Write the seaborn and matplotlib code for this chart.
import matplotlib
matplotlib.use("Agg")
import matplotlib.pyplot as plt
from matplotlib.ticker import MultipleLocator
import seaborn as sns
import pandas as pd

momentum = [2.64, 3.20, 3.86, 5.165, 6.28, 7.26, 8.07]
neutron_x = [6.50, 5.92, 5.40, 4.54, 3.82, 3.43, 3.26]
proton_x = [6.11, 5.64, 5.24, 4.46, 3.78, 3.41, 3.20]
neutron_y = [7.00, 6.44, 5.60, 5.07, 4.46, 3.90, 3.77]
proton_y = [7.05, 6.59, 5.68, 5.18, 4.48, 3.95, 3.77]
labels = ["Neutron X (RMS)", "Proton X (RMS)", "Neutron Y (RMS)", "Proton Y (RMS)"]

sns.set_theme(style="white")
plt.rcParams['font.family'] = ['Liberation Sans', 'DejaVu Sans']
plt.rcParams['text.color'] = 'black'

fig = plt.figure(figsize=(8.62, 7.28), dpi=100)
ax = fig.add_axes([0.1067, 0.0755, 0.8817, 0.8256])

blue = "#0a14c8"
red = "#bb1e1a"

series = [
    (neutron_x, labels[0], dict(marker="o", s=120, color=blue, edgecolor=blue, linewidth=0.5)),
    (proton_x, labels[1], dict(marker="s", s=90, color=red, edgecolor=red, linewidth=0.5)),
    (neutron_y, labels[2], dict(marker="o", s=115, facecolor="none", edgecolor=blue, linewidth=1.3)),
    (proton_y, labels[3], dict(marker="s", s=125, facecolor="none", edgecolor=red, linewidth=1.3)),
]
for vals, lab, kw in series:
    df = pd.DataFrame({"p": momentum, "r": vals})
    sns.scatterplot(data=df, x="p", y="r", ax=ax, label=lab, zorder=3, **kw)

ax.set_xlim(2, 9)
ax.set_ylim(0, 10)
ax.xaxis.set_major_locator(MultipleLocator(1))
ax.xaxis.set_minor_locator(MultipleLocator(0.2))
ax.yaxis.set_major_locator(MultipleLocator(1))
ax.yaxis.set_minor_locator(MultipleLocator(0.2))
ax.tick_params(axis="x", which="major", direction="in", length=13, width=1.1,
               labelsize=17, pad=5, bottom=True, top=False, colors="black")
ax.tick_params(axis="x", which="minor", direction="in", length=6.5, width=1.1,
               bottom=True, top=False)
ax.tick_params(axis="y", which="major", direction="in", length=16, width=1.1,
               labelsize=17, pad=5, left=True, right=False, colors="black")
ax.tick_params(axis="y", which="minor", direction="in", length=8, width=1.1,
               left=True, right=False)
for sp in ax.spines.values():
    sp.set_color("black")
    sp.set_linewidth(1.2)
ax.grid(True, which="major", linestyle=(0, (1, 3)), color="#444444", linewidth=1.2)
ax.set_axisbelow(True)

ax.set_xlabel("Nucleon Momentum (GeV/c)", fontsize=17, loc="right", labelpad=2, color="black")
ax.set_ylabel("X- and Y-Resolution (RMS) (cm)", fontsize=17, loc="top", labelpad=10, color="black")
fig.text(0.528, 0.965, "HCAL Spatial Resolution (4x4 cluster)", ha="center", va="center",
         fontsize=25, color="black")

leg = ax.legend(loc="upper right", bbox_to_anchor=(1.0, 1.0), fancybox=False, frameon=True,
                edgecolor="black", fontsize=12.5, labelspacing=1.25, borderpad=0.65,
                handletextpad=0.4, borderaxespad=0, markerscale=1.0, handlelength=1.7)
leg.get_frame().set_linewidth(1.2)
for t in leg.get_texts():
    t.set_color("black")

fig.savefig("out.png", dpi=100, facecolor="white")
* * *
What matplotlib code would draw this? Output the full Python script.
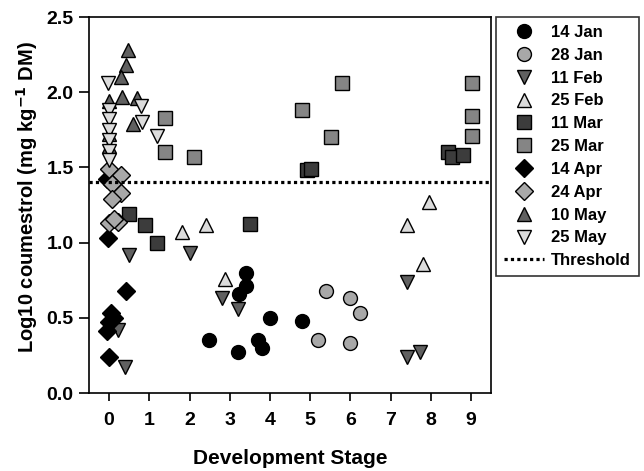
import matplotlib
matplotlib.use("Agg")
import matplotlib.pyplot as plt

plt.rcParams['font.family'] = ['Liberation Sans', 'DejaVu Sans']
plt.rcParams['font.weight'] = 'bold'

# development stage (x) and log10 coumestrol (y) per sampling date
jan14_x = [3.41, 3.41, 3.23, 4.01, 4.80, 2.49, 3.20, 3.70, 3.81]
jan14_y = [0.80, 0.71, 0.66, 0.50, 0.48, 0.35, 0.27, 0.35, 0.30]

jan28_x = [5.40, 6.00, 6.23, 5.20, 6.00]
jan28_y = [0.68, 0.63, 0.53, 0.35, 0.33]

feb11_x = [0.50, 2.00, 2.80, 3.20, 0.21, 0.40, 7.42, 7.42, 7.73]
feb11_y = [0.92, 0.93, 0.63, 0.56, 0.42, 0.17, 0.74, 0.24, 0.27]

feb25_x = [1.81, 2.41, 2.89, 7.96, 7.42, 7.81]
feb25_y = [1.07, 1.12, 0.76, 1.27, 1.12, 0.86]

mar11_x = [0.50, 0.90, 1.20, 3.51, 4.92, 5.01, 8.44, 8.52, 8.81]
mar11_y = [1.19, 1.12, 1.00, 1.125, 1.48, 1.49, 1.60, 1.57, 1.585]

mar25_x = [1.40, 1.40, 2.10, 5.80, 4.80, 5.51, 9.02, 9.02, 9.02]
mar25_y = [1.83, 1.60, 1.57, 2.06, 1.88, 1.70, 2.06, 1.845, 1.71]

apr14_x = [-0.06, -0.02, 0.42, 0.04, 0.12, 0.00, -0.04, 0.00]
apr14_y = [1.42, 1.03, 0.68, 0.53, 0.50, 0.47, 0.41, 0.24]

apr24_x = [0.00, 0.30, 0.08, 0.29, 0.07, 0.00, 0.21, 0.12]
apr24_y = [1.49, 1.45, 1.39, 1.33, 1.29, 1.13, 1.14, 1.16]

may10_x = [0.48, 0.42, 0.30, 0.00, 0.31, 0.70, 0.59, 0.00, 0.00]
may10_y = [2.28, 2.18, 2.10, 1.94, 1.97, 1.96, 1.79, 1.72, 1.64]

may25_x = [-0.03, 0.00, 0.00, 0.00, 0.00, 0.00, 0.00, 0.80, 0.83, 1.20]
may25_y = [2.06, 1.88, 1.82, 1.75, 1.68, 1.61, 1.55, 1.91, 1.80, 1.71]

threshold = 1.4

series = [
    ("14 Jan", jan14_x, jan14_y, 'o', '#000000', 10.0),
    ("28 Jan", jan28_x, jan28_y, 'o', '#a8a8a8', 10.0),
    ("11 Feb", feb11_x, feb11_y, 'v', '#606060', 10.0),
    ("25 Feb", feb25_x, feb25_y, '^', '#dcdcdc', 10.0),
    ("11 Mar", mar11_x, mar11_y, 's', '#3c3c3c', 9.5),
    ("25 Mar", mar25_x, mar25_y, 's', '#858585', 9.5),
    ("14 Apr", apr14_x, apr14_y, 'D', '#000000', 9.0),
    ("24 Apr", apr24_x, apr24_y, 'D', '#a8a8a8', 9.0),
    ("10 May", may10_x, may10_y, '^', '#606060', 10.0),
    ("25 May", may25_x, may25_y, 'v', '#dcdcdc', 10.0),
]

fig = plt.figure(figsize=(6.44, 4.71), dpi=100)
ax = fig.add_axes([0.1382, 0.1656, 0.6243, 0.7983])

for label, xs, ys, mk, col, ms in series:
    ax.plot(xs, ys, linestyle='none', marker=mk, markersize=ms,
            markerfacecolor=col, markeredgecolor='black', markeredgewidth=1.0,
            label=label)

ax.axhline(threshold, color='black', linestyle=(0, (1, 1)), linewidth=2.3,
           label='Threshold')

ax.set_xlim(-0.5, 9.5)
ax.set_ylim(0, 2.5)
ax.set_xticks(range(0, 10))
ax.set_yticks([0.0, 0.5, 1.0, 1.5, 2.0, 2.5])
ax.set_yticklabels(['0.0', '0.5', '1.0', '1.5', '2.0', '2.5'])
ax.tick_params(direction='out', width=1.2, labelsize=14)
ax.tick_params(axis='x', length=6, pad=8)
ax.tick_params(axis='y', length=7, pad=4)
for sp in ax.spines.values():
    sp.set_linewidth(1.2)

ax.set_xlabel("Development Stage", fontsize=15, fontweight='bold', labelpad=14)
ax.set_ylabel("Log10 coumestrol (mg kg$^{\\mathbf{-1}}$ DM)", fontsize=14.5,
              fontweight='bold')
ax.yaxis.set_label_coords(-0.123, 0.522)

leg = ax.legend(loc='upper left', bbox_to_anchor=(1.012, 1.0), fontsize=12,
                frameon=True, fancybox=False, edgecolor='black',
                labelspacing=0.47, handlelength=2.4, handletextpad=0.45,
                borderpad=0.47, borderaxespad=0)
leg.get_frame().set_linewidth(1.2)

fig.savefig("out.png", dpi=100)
* * *
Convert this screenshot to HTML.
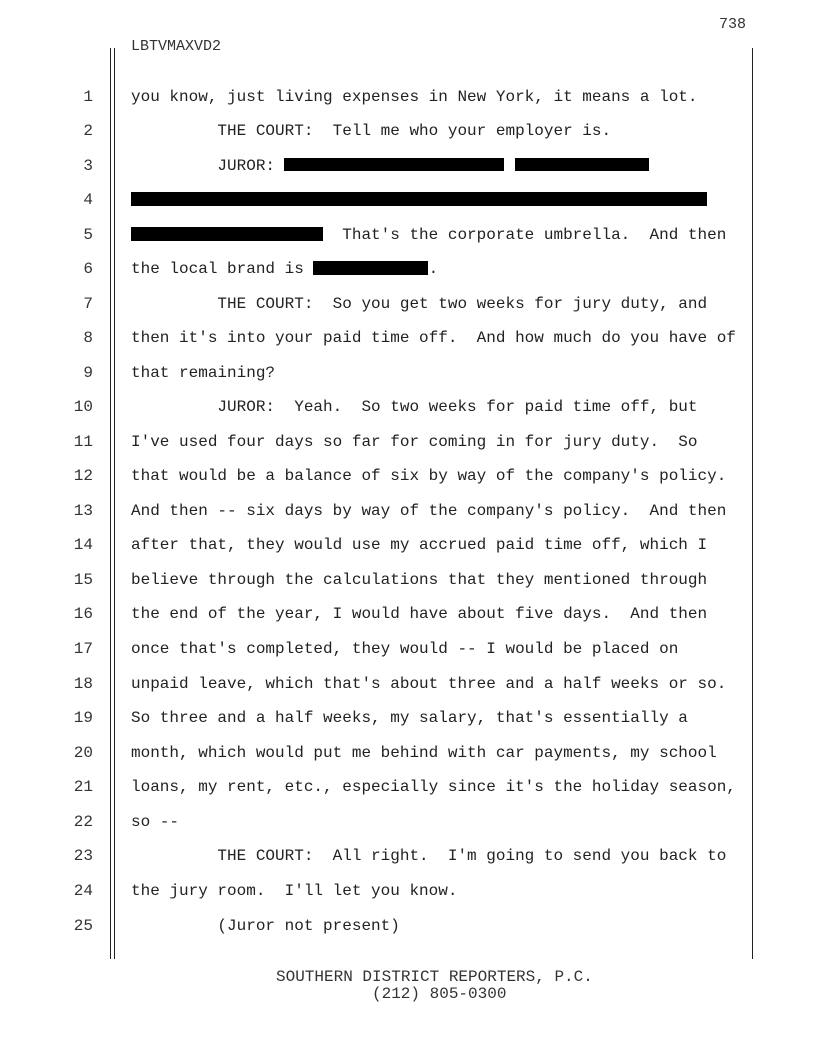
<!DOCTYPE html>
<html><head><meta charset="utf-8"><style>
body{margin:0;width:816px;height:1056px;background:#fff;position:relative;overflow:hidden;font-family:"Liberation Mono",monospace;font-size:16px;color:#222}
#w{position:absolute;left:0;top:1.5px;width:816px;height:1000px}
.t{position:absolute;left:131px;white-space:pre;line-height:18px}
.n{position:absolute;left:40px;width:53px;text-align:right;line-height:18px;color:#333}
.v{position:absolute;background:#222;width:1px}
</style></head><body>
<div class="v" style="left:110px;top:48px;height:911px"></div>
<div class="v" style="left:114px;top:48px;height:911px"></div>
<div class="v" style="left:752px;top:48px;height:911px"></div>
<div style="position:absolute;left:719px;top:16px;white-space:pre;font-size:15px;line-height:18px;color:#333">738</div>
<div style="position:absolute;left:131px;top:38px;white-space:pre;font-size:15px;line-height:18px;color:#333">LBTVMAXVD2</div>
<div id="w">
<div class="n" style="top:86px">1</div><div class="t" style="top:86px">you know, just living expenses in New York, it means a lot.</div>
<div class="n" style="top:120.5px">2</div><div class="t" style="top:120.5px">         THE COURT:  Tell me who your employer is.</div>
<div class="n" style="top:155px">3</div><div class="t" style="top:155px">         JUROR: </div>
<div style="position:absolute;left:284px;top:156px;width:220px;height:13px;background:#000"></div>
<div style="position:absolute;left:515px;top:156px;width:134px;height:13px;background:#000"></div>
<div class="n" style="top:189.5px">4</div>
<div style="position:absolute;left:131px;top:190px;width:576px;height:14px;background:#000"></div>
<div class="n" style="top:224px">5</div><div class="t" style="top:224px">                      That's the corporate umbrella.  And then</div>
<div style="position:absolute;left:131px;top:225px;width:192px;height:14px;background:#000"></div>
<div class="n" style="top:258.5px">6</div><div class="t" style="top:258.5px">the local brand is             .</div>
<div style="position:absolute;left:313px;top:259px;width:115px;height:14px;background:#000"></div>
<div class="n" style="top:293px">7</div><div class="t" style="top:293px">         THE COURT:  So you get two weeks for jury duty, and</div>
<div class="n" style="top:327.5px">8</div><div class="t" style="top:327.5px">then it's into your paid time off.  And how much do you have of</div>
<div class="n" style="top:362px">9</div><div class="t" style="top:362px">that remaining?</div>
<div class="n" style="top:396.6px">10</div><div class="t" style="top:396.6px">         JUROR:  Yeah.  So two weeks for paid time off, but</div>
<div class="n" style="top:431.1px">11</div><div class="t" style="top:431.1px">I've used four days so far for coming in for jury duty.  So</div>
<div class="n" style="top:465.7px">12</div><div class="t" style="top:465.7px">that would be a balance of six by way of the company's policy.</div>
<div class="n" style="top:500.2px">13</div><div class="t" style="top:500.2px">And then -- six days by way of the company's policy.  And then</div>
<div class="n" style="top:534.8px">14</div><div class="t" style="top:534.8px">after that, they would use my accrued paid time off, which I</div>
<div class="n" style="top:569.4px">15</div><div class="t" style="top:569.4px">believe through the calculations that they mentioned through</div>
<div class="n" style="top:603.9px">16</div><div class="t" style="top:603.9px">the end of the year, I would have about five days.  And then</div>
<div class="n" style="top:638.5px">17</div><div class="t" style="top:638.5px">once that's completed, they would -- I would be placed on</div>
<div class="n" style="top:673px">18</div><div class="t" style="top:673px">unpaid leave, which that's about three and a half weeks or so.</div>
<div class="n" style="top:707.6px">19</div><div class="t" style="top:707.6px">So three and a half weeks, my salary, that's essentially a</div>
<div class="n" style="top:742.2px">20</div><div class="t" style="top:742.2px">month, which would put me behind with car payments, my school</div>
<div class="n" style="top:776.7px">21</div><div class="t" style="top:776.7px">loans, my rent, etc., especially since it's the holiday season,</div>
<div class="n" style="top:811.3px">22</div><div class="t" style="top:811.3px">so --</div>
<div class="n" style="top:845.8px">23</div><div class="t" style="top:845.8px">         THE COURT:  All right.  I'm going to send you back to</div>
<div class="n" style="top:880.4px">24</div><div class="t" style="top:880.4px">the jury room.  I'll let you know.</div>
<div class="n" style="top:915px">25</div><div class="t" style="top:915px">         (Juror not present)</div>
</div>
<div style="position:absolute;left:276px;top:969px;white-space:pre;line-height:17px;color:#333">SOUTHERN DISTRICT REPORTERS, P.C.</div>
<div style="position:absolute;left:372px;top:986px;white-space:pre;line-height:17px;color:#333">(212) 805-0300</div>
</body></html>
* * *
## What you need to do
Transcribe nothing but the lines from the line with "Write the seaborn" through the line with "import pandas as pd", reproducing each exactly.

## Solution
Write the seaborn and matplotlib code for this chart.
import matplotlib
matplotlib.use("Agg")
import matplotlib.pyplot as plt
from matplotlib.ticker import MultipleLocator
import seaborn as sns
import pandas as pd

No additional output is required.